**WHAT THE TASK ASKS:**
Repeat all the material exactly; pictures stay out of your copy.

## BEGIN RECORDS FOR PROCESSING

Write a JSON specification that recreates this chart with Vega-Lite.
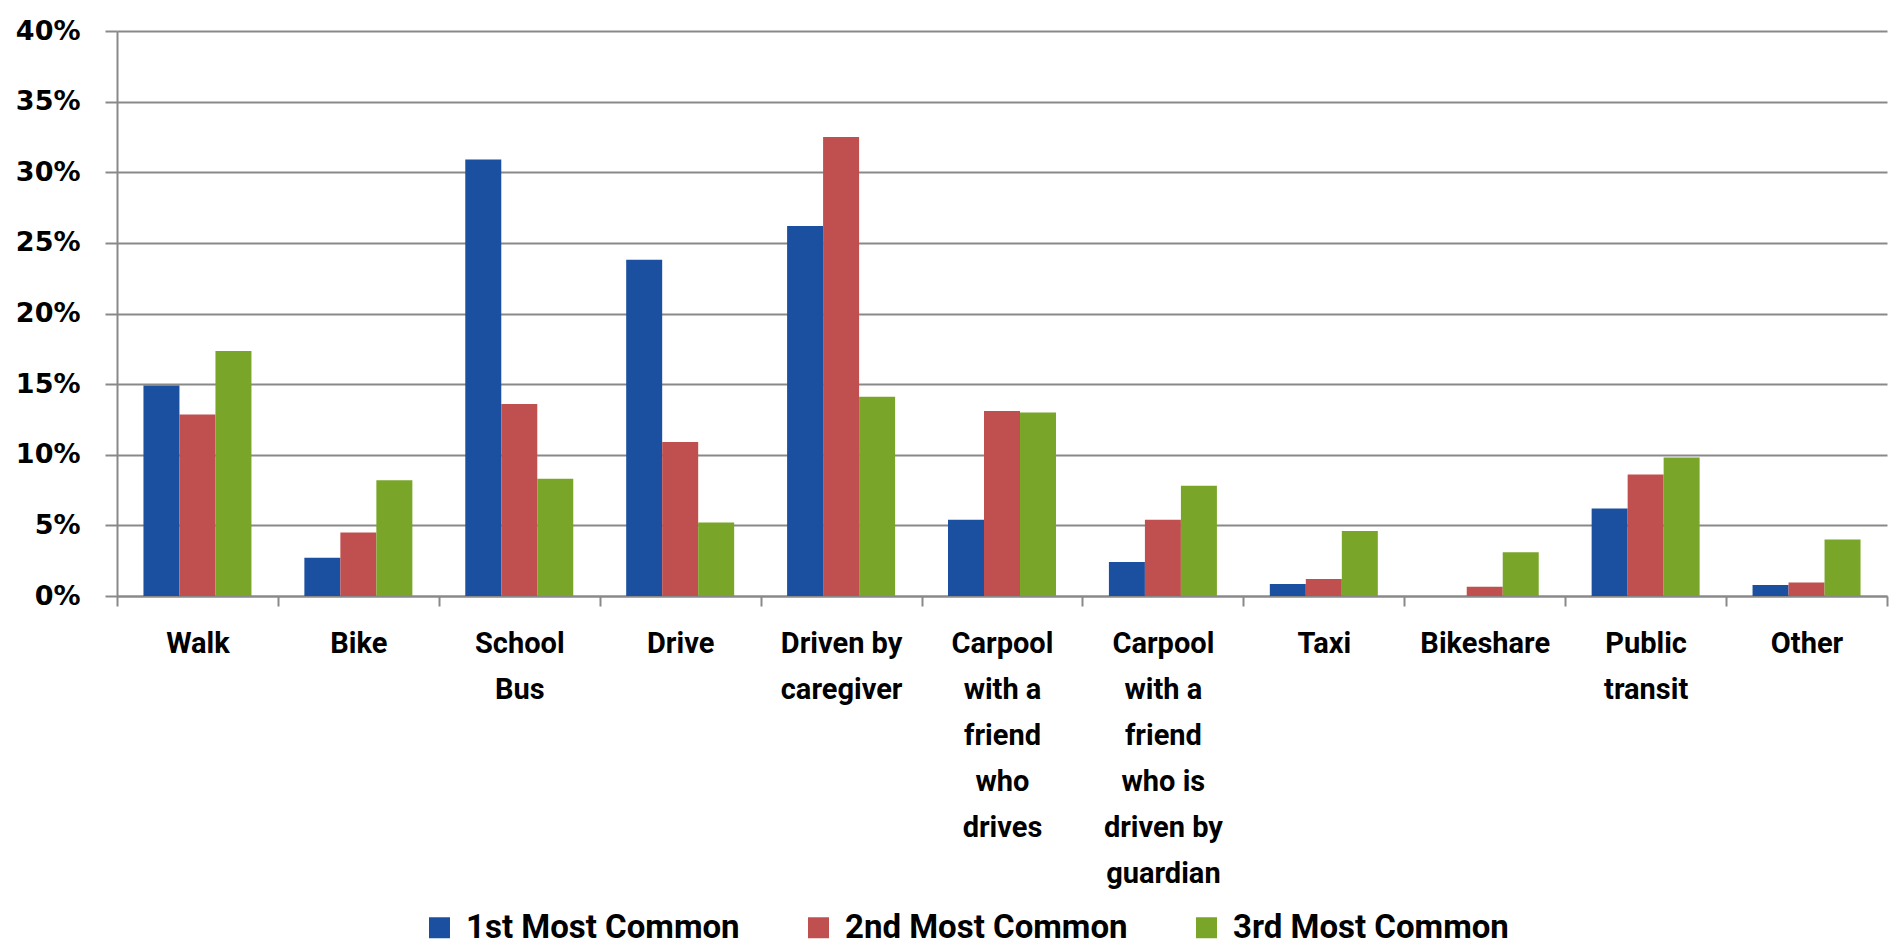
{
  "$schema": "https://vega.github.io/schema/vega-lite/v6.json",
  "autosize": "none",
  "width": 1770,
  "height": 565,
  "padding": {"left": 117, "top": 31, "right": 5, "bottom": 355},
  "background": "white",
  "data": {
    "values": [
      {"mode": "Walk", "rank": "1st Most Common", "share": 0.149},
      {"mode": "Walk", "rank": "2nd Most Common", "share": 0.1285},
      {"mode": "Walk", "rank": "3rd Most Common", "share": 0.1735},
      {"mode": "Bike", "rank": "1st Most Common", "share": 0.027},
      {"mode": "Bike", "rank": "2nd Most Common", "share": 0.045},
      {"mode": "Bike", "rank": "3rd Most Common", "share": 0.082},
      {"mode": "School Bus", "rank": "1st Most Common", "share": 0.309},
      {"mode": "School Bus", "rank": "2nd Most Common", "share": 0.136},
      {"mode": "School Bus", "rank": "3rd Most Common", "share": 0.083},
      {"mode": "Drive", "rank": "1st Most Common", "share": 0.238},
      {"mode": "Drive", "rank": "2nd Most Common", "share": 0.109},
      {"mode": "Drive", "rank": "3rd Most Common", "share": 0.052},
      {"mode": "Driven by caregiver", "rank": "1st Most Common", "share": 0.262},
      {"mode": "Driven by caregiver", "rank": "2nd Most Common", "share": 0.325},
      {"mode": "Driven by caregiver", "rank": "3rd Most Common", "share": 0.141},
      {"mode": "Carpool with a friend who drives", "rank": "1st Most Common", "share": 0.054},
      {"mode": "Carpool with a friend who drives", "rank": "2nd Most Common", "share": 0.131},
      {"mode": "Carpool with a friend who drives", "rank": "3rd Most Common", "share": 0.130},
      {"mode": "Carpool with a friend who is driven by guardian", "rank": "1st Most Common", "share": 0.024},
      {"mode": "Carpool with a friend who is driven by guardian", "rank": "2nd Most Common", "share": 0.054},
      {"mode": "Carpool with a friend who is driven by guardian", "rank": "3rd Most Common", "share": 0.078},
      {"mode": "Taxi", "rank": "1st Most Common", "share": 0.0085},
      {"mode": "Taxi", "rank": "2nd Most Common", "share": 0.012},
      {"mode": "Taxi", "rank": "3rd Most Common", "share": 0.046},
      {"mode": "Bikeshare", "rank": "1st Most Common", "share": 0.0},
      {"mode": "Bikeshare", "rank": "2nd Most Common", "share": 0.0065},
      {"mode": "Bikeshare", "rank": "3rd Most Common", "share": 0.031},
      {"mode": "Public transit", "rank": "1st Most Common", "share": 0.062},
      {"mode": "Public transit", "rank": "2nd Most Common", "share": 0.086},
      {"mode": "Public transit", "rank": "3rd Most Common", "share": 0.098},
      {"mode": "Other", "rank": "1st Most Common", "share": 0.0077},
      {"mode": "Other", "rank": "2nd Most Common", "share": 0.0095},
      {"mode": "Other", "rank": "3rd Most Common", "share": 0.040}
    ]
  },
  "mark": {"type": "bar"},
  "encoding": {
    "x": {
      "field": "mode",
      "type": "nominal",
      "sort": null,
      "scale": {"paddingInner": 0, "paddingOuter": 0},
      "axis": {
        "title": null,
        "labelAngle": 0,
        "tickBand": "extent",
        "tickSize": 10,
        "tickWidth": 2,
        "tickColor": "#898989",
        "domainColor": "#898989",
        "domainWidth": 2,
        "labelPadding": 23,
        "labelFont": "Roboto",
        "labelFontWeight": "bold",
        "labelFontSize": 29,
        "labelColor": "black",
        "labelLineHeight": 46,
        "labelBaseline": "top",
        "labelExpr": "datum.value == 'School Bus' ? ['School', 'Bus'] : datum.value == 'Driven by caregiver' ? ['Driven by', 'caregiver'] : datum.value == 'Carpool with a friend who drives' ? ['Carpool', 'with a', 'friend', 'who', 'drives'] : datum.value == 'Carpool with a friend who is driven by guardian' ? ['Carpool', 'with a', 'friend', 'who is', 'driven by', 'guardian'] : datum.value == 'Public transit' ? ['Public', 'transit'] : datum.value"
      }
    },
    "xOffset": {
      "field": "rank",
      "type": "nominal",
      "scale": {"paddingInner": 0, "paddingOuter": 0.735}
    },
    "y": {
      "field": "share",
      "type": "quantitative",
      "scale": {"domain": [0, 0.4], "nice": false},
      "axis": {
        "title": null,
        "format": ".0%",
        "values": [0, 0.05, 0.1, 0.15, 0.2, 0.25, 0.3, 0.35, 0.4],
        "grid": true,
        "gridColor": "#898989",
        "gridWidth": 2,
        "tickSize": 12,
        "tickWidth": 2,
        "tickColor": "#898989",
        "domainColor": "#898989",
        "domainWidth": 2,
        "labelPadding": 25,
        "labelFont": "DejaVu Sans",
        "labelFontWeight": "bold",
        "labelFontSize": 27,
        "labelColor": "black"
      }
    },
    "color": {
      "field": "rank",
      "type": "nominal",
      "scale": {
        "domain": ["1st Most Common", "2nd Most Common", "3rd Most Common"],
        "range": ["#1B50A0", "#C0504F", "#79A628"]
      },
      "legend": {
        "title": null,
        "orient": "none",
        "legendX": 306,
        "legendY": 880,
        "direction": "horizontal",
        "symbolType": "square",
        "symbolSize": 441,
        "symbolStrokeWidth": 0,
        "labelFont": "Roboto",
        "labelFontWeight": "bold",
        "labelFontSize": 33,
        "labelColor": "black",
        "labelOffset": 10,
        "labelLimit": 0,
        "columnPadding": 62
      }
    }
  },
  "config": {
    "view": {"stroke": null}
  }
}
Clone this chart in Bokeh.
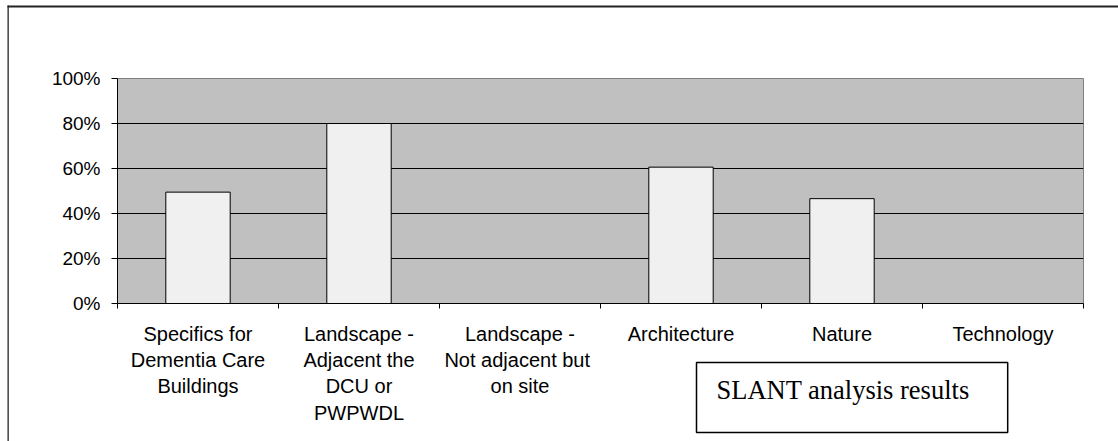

## END RECORDS FOR PROCESSING

**TASK RESULT:**
Write a JSON specification that recreates this chart with Vega-Lite.
{
  "$schema": "https://vega.github.io/schema/vega-lite/v6.json",
  "autosize": "none",
  "width": 1770,
  "height": 565,
  "padding": {"left": 117, "top": 31, "right": 5, "bottom": 355},
  "background": "white",
  "data": {
    "values": [
      {"mode": "Walk", "rank": "1st Most Common", "share": 0.149},
      {"mode": "Walk", "rank": "2nd Most Common", "share": 0.1285},
      {"mode": "Walk", "rank": "3rd Most Common", "share": 0.1735},
      {"mode": "Bike", "rank": "1st Most Common", "share": 0.027},
      {"mode": "Bike", "rank": "2nd Most Common", "share": 0.045},
      {"mode": "Bike", "rank": "3rd Most Common", "share": 0.082},
      {"mode": "School Bus", "rank": "1st Most Common", "share": 0.309},
      {"mode": "School Bus", "rank": "2nd Most Common", "share": 0.136},
      {"mode": "School Bus", "rank": "3rd Most Common", "share": 0.083},
      {"mode": "Drive", "rank": "1st Most Common", "share": 0.238},
      {"mode": "Drive", "rank": "2nd Most Common", "share": 0.109},
      {"mode": "Drive", "rank": "3rd Most Common", "share": 0.052},
      {"mode": "Driven by caregiver", "rank": "1st Most Common", "share": 0.262},
      {"mode": "Driven by caregiver", "rank": "2nd Most Common", "share": 0.325},
      {"mode": "Driven by caregiver", "rank": "3rd Most Common", "share": 0.141},
      {"mode": "Carpool with a friend who drives", "rank": "1st Most Common", "share": 0.054},
      {"mode": "Carpool with a friend who drives", "rank": "2nd Most Common", "share": 0.131},
      {"mode": "Carpool with a friend who drives", "rank": "3rd Most Common", "share": 0.130},
      {"mode": "Carpool with a friend who is driven by guardian", "rank": "1st Most Common", "share": 0.024},
      {"mode": "Carpool with a friend who is driven by guardian", "rank": "2nd Most Common", "share": 0.054},
      {"mode": "Carpool with a friend who is driven by guardian", "rank": "3rd Most Common", "share": 0.078},
      {"mode": "Taxi", "rank": "1st Most Common", "share": 0.0085},
      {"mode": "Taxi", "rank": "2nd Most Common", "share": 0.012},
      {"mode": "Taxi", "rank": "3rd Most Common", "share": 0.046},
      {"mode": "Bikeshare", "rank": "1st Most Common", "share": 0.0},
      {"mode": "Bikeshare", "rank": "2nd Most Common", "share": 0.0065},
      {"mode": "Bikeshare", "rank": "3rd Most Common", "share": 0.031},
      {"mode": "Public transit", "rank": "1st Most Common", "share": 0.062},
      {"mode": "Public transit", "rank": "2nd Most Common", "share": 0.086},
      {"mode": "Public transit", "rank": "3rd Most Common", "share": 0.098},
      {"mode": "Other", "rank": "1st Most Common", "share": 0.0077},
      {"mode": "Other", "rank": "2nd Most Common", "share": 0.0095},
      {"mode": "Other", "rank": "3rd Most Common", "share": 0.040}
    ]
  },
  "mark": {"type": "bar"},
  "encoding": {
    "x": {
      "field": "mode",
      "type": "nominal",
      "sort": null,
      "scale": {"paddingInner": 0, "paddingOuter": 0},
      "axis": {
        "title": null,
        "labelAngle": 0,
        "tickBand": "extent",
        "tickSize": 10,
        "tickWidth": 2,
        "tickColor": "#898989",
        "domainColor": "#898989",
        "domainWidth": 2,
        "labelPadding": 23,
        "labelFont": "Roboto",
        "labelFontWeight": "bold",
        "labelFontSize": 29,
        "labelColor": "black",
        "labelLineHeight": 46,
        "labelBaseline": "top",
        "labelExpr": "datum.value == 'School Bus' ? ['School', 'Bus'] : datum.value == 'Driven by caregiver' ? ['Driven by', 'caregiver'] : datum.value == 'Carpool with a friend who drives' ? ['Carpool', 'with a', 'friend', 'who', 'drives'] : datum.value == 'Carpool with a friend who is driven by guardian' ? ['Carpool', 'with a', 'friend', 'who is', 'driven by', 'guardian'] : datum.value == 'Public transit' ? ['Public', 'transit'] : datum.value"
      }
    },
    "xOffset": {
      "field": "rank",
      "type": "nominal",
      "scale": {"paddingInner": 0, "paddingOuter": 0.735}
    },
    "y": {
      "field": "share",
      "type": "quantitative",
      "scale": {"domain": [0, 0.4], "nice": false},
      "axis": {
        "title": null,
        "format": ".0%",
        "values": [0, 0.05, 0.1, 0.15, 0.2, 0.25, 0.3, 0.35, 0.4],
        "grid": true,
        "gridColor": "#898989",
        "gridWidth": 2,
        "tickSize": 12,
        "tickWidth": 2,
        "tickColor": "#898989",
        "domainColor": "#898989",
        "domainWidth": 2,
        "labelPadding": 25,
        "labelFont": "DejaVu Sans",
        "labelFontWeight": "bold",
        "labelFontSize": 27,
        "labelColor": "black"
      }
    },
    "color": {
      "field": "rank",
      "type": "nominal",
      "scale": {
        "domain": ["1st Most Common", "2nd Most Common", "3rd Most Common"],
        "range": ["#1B50A0", "#C0504F", "#79A628"]
      },
      "legend": {
        "title": null,
        "orient": "none",
        "legendX": 306,
        "legendY": 880,
        "direction": "horizontal",
        "symbolType": "square",
        "symbolSize": 441,
        "symbolStrokeWidth": 0,
        "labelFont": "Roboto",
        "labelFontWeight": "bold",
        "labelFontSize": 33,
        "labelColor": "black",
        "labelOffset": 10,
        "labelLimit": 0,
        "columnPadding": 62
      }
    }
  },
  "config": {
    "view": {"stroke": null}
  }
}
Clone this chart in Bokeh.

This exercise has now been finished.